North York – Don River (701 Don Mills Road/1191 Lawrence Ave E, Toronto)
Head over to Charles Sauriol Conservation Area (1191 Lawrence Ave E) to spot some large Chinook salmon fighting their way upstream to spawn near the bridge crossing to the east side of the Don river.
Another great idea for an outing is to visit Evergreen Brickworks. On weekends, Evergreen Brickworks is the site of Farmers Market and artisan markets. The weekly community event features a series of special celebrations, such as the Sunday Performing Arts Series, and a rotating roster of local makers offering products from jams, jellies and spreads to locally-made clothing and unique hand-made jewellery, wood and leather goods. After enjoying a day at the markets, walk along the Bayview Multi Use lane towards Pottery Road Bridge where you might see salmon swimming up-stream. You can join for guided walkto learn about and celebrate the great salmon migration that takes place in the Don River, one of the most urbanized rivers systems in Canada.
Mississauga – Erindale Park (1695 Dundas Street West, Mississauga) & Riverwood Conservancy Trails (4300 Riverwood Park Ln, Mississauga)
See salmon making their way up Credit River as you hike the The Culham Trail. You can also follow trails along Credit River from Riverwood Conservancy to Streetsville. Riverwood Conservancy also holds many Salmon Run related hikes and talks. Hewick Meadows Park (Credit Point Dr) is another great location. Follow the trail north from the parking lot accessible from eastbound Eglinton Avenue east of Mississauga Road to the location of where two pedestrian bridges over the Credit River.
Pickering – Duffins Creek (371 Whitevale Road, Pickering.)

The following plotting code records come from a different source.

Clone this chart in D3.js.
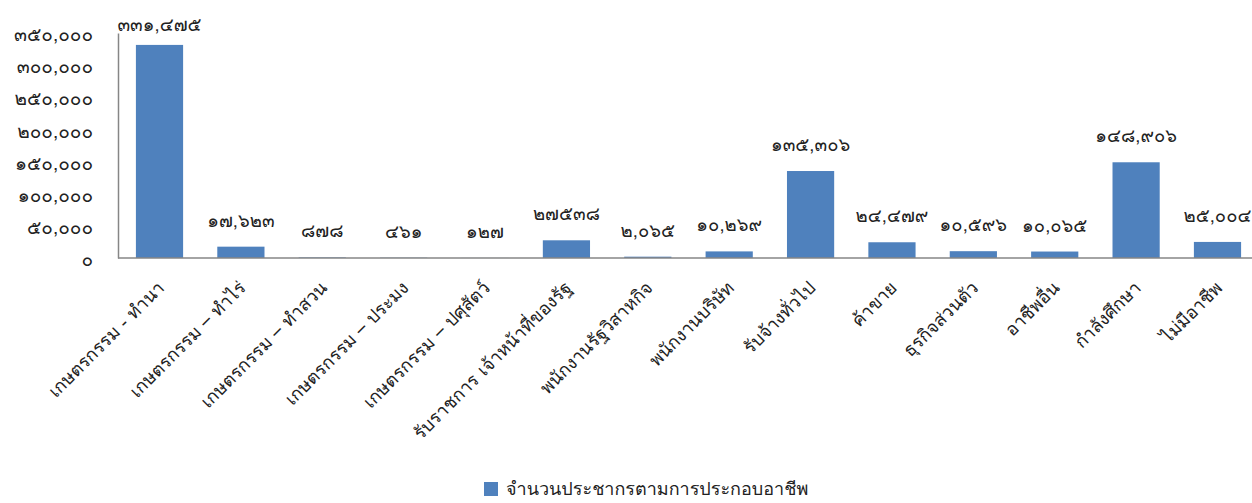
<!DOCTYPE html>
<html>
<head>
<meta charset="utf-8">
<script src="https://cdn.jsdelivr.net/npm/d3@7"></script>
<style>
  body { margin: 0; background: #fff; }
  svg text { font-family: Tahoma, Loma, Garuda, "Noto Sans Thai Looped", "Noto Sans Thai", "Noto Sans", sans-serif; fill: #222; }
  .axis path, .axis line { stroke: #868686; }
</style>
</head>
<body>
<svg id="chart"></svg>
<script>
// occupation categories (x axis)
var categories = [
  "เกษตรกรรม - ทำนา",
  "เกษตรกรรม – ทำไร่",
  "เกษตรกรรม – ทำสวน",
  "เกษตรกรรม – ประมง",
  "เกษตรกรรม – ปศุสัตว์",
  "รับราชการ เจ้าหน้าที่ของรัฐ",
  "พนักงานรัฐวิสาหกิจ",
  "พนักงานบริษัท",
  "รับจ้างทั่วไป",
  "ค้าขาย",
  "ธุรกิจส่วนตัว",
  "อาชีพอื่น",
  "กำลังศึกษา",
  "ไม่มีอาชีพ"
];
// population per occupation
var values = [331475, 17623, 878, 461, 127, 27538, 2065, 10269, 135306, 24479, 10596, 10065, 148906, 25004];
// data labels as printed on the chart (thai digits)
var valueLabels = ["๓๓๑,๔๗๕", "๑๗,๖๒๓", "๘๗๘", "๔๖๑", "๑๒๗", "๒๗๕๓๘", "๒,๐๖๕", "๑๐,๒๖๙",
  "๑๓๕,๓๐๖", "๒๔,๔๗๙", "๑๐,๕๙๖", "๑๐,๐๖๕", "๑๔๘,๙๐๖", "๒๕,๐๐๔"];
var yTicks = [0, 50000, 100000, 150000, 200000, 250000, 300000, 350000];
var seriesName = "จำนวนประชากรตามการประกอบอาชีพ";

var width = 1252, height = 503;
var margin = {top: 33, left: 118};

var thaiDigits = "๐๑๒๓๔๕๖๗๘๙";
function toThai(s){
  return String(s).replace(/[0-9]/g, function(c){ return thaiDigits[+c]; });
}

var svg = d3.select("#chart").attr("width", width).attr("height", height);

var x = d3.scaleBand()
    .domain(categories)
    .range([margin.left, 1259])
    .paddingInner(0.42)
    .paddingOuter(0.22);

var y = d3.scaleLinear()
    .domain([0, 350000])
    .range([258, margin.top]);

// bars
svg.append("g").selectAll("rect")
  .data(values)
  .enter().append("rect")
  .attr("x", function(d, i){ return x(categories[i]); })
  .attr("width", x.bandwidth())
  .attr("y", function(d){ return y(d); })
  .attr("height", function(d){ return y(0) - y(d); })
  .attr("fill", "#4f81bd");

// y axis
var yAxis = svg.append("g")
  .attr("class", "axis")
  .attr("transform", "translate(" + margin.left + ",0)")
  .call(d3.axisLeft(y).tickValues(yTicks).tickSize(0).tickPadding(25)
        .tickFormat(function(d){ return toThai(d3.format(",")(d)); }));
yAxis.select(".domain").attr("stroke-width", 1.5);
yAxis.selectAll("text").style("font-size", "19px").attr("dy", "0.4em");

// x axis
var xAxis = svg.append("g")
  .attr("class", "axis")
  .attr("transform", "translate(0," + y(0) + ")")
  .call(d3.axisBottom(x).tickSize(0).tickPadding(0));
xAxis.select(".domain").attr("d", "M" + margin.left + ",0H" + width).attr("stroke-width", 1.5);
xAxis.selectAll("text")
  .style("font-size", "18px")
  .attr("text-anchor", "end")
  .attr("dy", null)
  .attr("transform", "translate(6,31) rotate(-45)");

// data labels
svg.append("g").selectAll("text")
  .data(values)
  .enter().append("text")
  .attr("x", function(d, i){ return x(categories[i]) + x.bandwidth() / 2; })
  .attr("y", function(d){ return Math.max(y(d) - 20, 31); })
  .attr("text-anchor", "middle")
  .style("font-size", "18.5px")
  .text(function(d, i){ return valueLabels[i]; });

// legend
var legend = svg.append("g").attr("transform", "translate(484,482)");
legend.append("rect").attr("width", 14).attr("height", 14).attr("fill", "#4f81bd");
legend.append("text").attr("x", 22).attr("y", 13).style("font-size", "18px").text(seriesName);
</script>
</body>
</html>
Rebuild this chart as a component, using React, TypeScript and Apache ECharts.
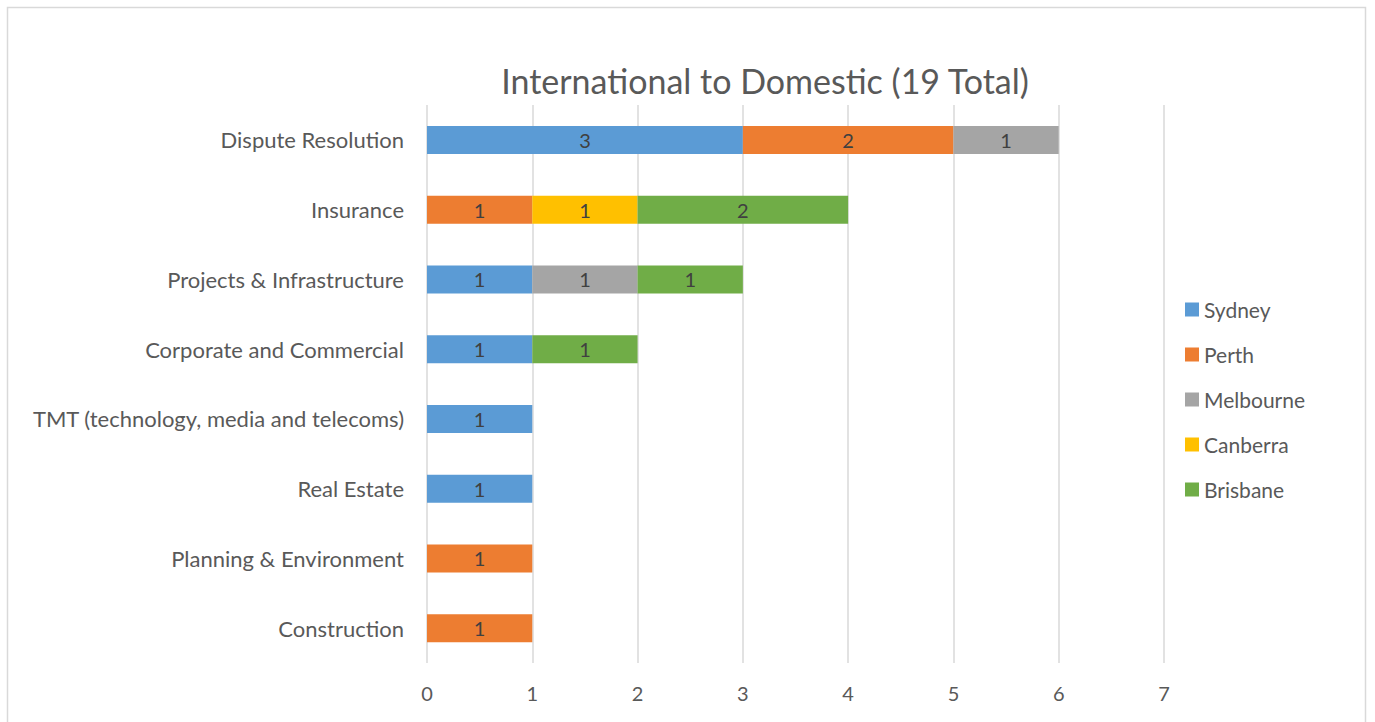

See salmon making their way up on Duffins Creek.
A great venue is the Seaton Trail from Whitevale Park that meanders by the Whitevale Dam where you can see Salmon jumping up the dam. The trail can be accessed from the south end of Whitevale Park or the northeast side of the Whitevale Bridge. The Seaton Trail follows West Duffins Creek and stretches from Highway 7 in Green River through Whitevale, beneath the Taunton Road Bridge, and terminates at the 3rd Concession near Brock Road.
Greenwood Conservation Area trail (Ajax) along Duffins Creek is another great location to view the Salmon.
Bowmanville – Bowmanville Creek (35 Roenigk Drive, Bowmanville)
Bowmanville Creek fish ladderlocated along wheelchair-accessible trail Bowmanville Creek Trail (at 35 Roenigk Drive, Bowmanville) gives you another opportunity to see these awesome fish journey over the fish ladder.
Port Hope – Ganaraska River
Exit Hwy 401 at exit 464 and head to Jocelyn Street, turn right and follow it until you meet the Ganaraska River where you can experience the wonder of migration.
Ganaraska River that runs through Port Hope is one of the best places to watch silvery coho salmon and migratory brown trout jump up the fish ladder – Ganaraska River Fishway, which was constructed to help fish get past Corbett’s Dam.
Fishing is prohibitedon the Ganaraska River between the hours of 8 p.m. and 6 a.m. from Aug. 15 to Sept. 30 from the Robertson Street Bridge to the Jocelyn Street Bridge.
For 2020 due to COVID-19: Access to the Ganaraska River is restricted during the salmon migration. Temporary closures include all lands and parks, under ownership of the Municipality, that border the Ganaraska River, effective September 2, 2020 until October 15, 2020. Ganaraska Millennium Conservation area, the Port Hope Conservation Area and Sylvan Glen Conservation area is closed from August 28 – October 1, 2020.
Other Places: If you really want an in-depth experience and a wonderful “Salmon” themed Fall getaway, visit Owen Sound.